I have a very basic implementation of k-means in javascript (I know but it needs to run in the browser). What I would like to understand is - how could one make this more functional?
It is currently full of loops, and extremely difficult to follow / reason about, code below:
export default class KMeans {
constructor(vectors, k) {
this.vectors = vectors;
this.numOfVectors = vectors.length;
this.k = k || bestGuessK(this.numOfVectors);
this.centroids = randomCentroids(this.vectors, this.k);
}
classify(vector, distance) {
let min = Infinity;
let index = 0;
for (let i = 0; i < this.centroids.length; i++) {
const dist = distance(vector, this.centroids[i]);
if (dist < min) {
min = dist;
index = i;
}
}
return index;
}
cluster() {
const assigment = new Array(this.numOfVectors);
const clusters = new Array(this.k);
let movement = true;
while (movement) {
// update vector to centroid assignments
for (let i = 0; i < this.numOfVectors; i++) {
assigment[i] = this.classify(this.vectors[i], euclidean);
}
// update location of each centroid
movement = false;
for (let j = 0; j < this.k; j++) {
const assigned = [];
for (let i = 0; i < assigment.length; i++) {
if (assigment[i] === j) assigned.push(this.vectors[i]);
}
if (!assigned.length) continue;
const centroid = this.centroids[j];
const newCentroid = new Array(centroid.length);
for (let g = 0; g < centroid.length; g++) {
let sum = 0;
for (let i = 0; i < assigned.length; i++) {
sum += assigned[i][g];
}
newCentroid[g] = sum / assigned.length;
if (newCentroid[g] !== centroid[g]) {
movement = true;
}
}
this.centroids[j] = newCentroid;
clusters[j] = assigned;
}
}
return clusters;
}
}
It certainly can.
You could start with this:
classify(vector, distance) {
let min = Infinity;
let index = 0;
for (let i = 0; i < this.centroids.length; i++) {
const dist = distance(vector, this.centroids[i]);
if (dist < min) {
min = dist;
index = i;
}
}
return index;
}
Why is this a member function? Wouldn't a pure function const classify = (centroids, vector, distance) => {...} be cleaner?
Then for an implementation, let's change the distance signature a bit. If we curry it to const distance = (vector) => (centroid) => {...}, we can then write
const classify = (centroids, vector, distance) =>
minIndex (centroids .map (distance (vector)))
And if that distance API is out of our control, it's not much harder:
const classify = (centroids, vector, distance) =>
minIndex (centroids .map (centroid => distance (vector, centroid)))

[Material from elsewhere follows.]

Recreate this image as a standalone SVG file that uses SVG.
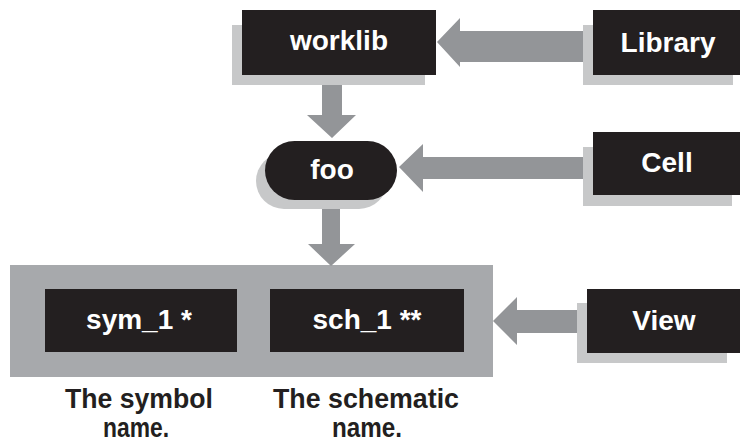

Granted, we haven't written minIndex yet, but we've already broken the problem down to use a more meaningful abstraction. And minIndex isn't hard to write. You can do it imperatively as the original classify function did, or with something like this:
const minIndex = (xs) => xs.indexOf (Math.min (...xs))
Note that distance is a slightly misleading name here. I had to read it more carefully because I assumed a name like that would represent..., well a distance. Instead it's a function used to calculate distance. Perhaps the name metric or something like distanceFunction, distanceFn, or distanceImpl would be more obvious.
Now let's move on to this bit:
const newCentroid = new Array(centroid.length);
for (let g = 0; g < centroid.length; g++) {
let sum = 0;
for (let i = 0; i < assigned.length; i++) {
sum += assigned[i][g];
}
newCentroid[g] = sum / assigned.length;
if (newCentroid[g] !== centroid[g]) {
movement = true;
}
}
This code has two responsibilities: creating the newCentroid array, and updating the value of movement if any value has changed.
Let's separate those two.
First, creating the new centroid. We can clean up that nested for-loop to something like this:
const makeNewCentroid = (centroid, assigned) =>
centroid .map ((c, g) => mean (assigned .map ((a) => a[g])))
This depends on a mean function, which we'll write along with its required sum function like this:
const sum = (ns) => ns .reduce ((t, n) => t + n, 0)
const mean = xs => sum (xs) / xs.length
Then we need to update movement. We can do that easily based on centroids and newCentroids:
movement = centroids.some((c, i) => c !== newCentroids[i])
Obviously, you can continue in this manner. Each for loop should have a fundamental purpose. Find that purpose and see if one of the Array.prototype methods could better express it. For the second section we worked with above, we found two purposes, and just split them into two separate blocks.
This should give you a good start on making this more functional. There is no magic bullet. But if you think in terms of pure functions on immutable data, and on strong separation of concerns, you can usually move in a functional direction.